Dolton Years ago, so many many years ago that now it seems like a lifetime, my sister Susan and I went to Tuscany together. Our kids were all still young and living at home, but we managed to spend a little over a glorious week there. On four of the days, we toured around in the morning and then returned to a villa at 4pm for a cooking class.
Most of the food we prepared at Tutti a Tavola was not fancy or difficult to make. We made lasagne using dried noodles, pepperonata, tiramisu, limoncello, bollito misto and risotto.
The risotto recipe contained fresh pumpkin and required at least a half hour of standing at the stovetop stirring constantly. For me, that is a non-starter and so I took the basic recipe and adapted it for my stovetop pressure cooker, subbing peeled and diced butternut squash for the pumpkin. This is a seven minute preparation that requires no stirring and comes out better than ever!
One thing I learned in Italy was to use liberal amounts of good olive oil when cooking. Do not hold back – this imparts a marvelous flavor and a glorious silky smooth texture.
I still order a case of Extra Virgin Olive Oil from Italy and use it for most everything and then give a few bottles to relatives who cook and who appreciate the gift. Mine is from my teacher Mimma’s vineyard – the Muricciaglia winery in Tuscany. It is so beautifully green and really earthy tasting – Olio d’Oliva delizioso!

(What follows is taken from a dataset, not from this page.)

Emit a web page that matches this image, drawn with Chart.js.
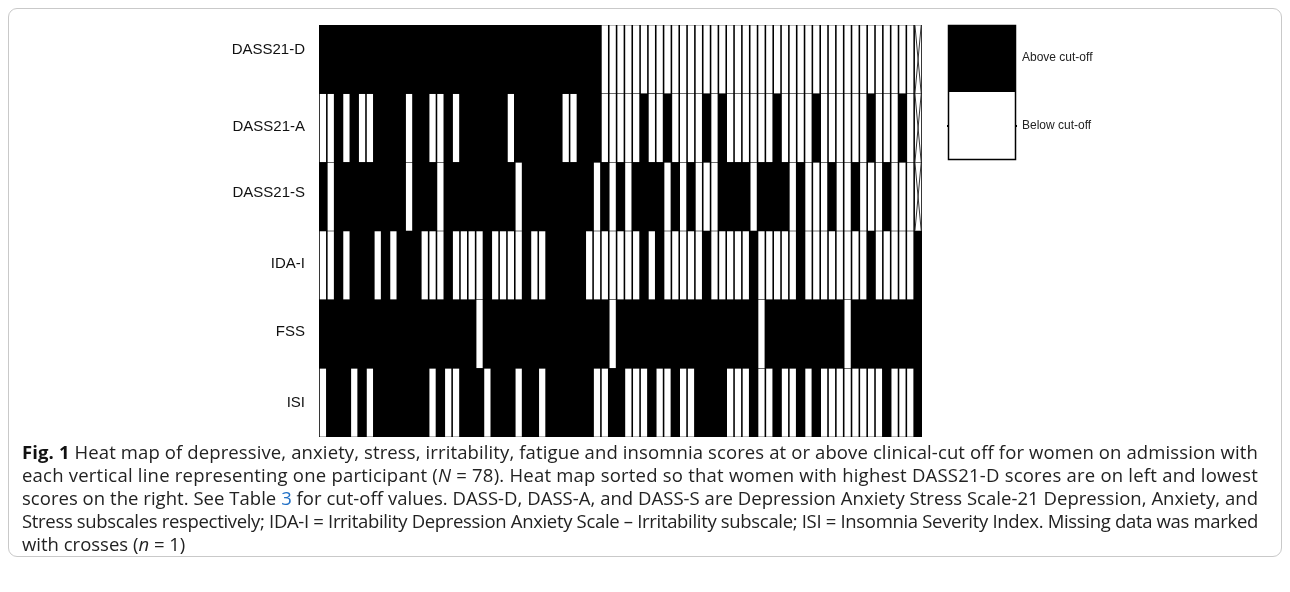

This January, I made this on a Sunday night for my husband and me. Because we always dine at home, I try to create a nice atmosphere with flowers, napkins, beautiful food and theme music-here. For this dinner I found “Romantic Italian” on a playlist. Somehow it makes eating a lot more fun and elevates whatever I make to restaurant quality.
Risotto con la Zucca (AKA Risotto with Pumpkin)
- ½ – ¾ of a large butternut squash, peeled and seeded, dice into ⅓-inch cubes
- 3 Tbsp good olive oil for the squash
- 2 cups of Arborio Rice (can be substituted with “Short Grain White Pearl” rice)
- Another 2 Tbsp good olive oil for sauteing onion/rice
- 4 cups (or 1L) of chicken or vegetable broth (lazy me, I use Better than Bouillon and boiling water)
- 1 onion (or 1 cup, diced) or ¾ cup diced shallots
- 1 swig of white wine or dry vermouth (about 1 ½ Tbsp)
- ¼ cup Extra Virgin Olive Oil
- 1 cup grated parmesan cheese to finish
- 2 Tbsp butter
- Salt and pepper to taste
First, mix the diced squash and 3 tablespoons olive oil with some salt and pepper, and bake at 425 for 15-20 minutes – until softened but not overly done.
Meanwhile, in the pre-heated pressure cooker on medium heat add the two tablespoons oil and onion or shallot. Sauté the onion or shallot on low until it becomes translucent (about 5-10 minutes).
Add the rice and lightly toast it to release the starch. When you add the Arborio rice to the onions/shallots, the rice will turn from solid white to translucent as it absorbs the oil and onion juice, then in about a minute back to white. Wait until just a couple of grains look golden and your rice is toasted!
Add a swig of white wine and un-stick any grains from the bottom of the cooker and stir the rice until the wine has fully evaporated.
Add the broth to the onions/shallots, mix and close the top immediately.
Close and lock the lid of the pressure cooker. For stove top pressure cookers: Turn the heat up to high and when the cooker indicates it has reached high pressure, lower the heat to maintain it and begin counting seven minutes pressure cooking time.
When time is up, open the cooker by releasing the pressure
The risotto should appear just slightly too wet. Stir, and the rice will continue to absorb the extra liquid in about 30 seconds. If the rice is still very wet, put the open pressure cooker back on a medium flame, without the lid, and finish cooking it this way – stirring often – until it reaches the right consistency. For a classic finish, melt two tablespoons of butter and grated cheese and stir in right before serving. Adjust for salt and pepper
I add the cooked tiny cubed cooked butternut squash right at the end too. By the way, this works with diced broccoli as well or a combo of broccoli and squash.
Leftovers reheat beautifully or you could add some egg and breadcrumbs, coat with panko and saute for a different meal.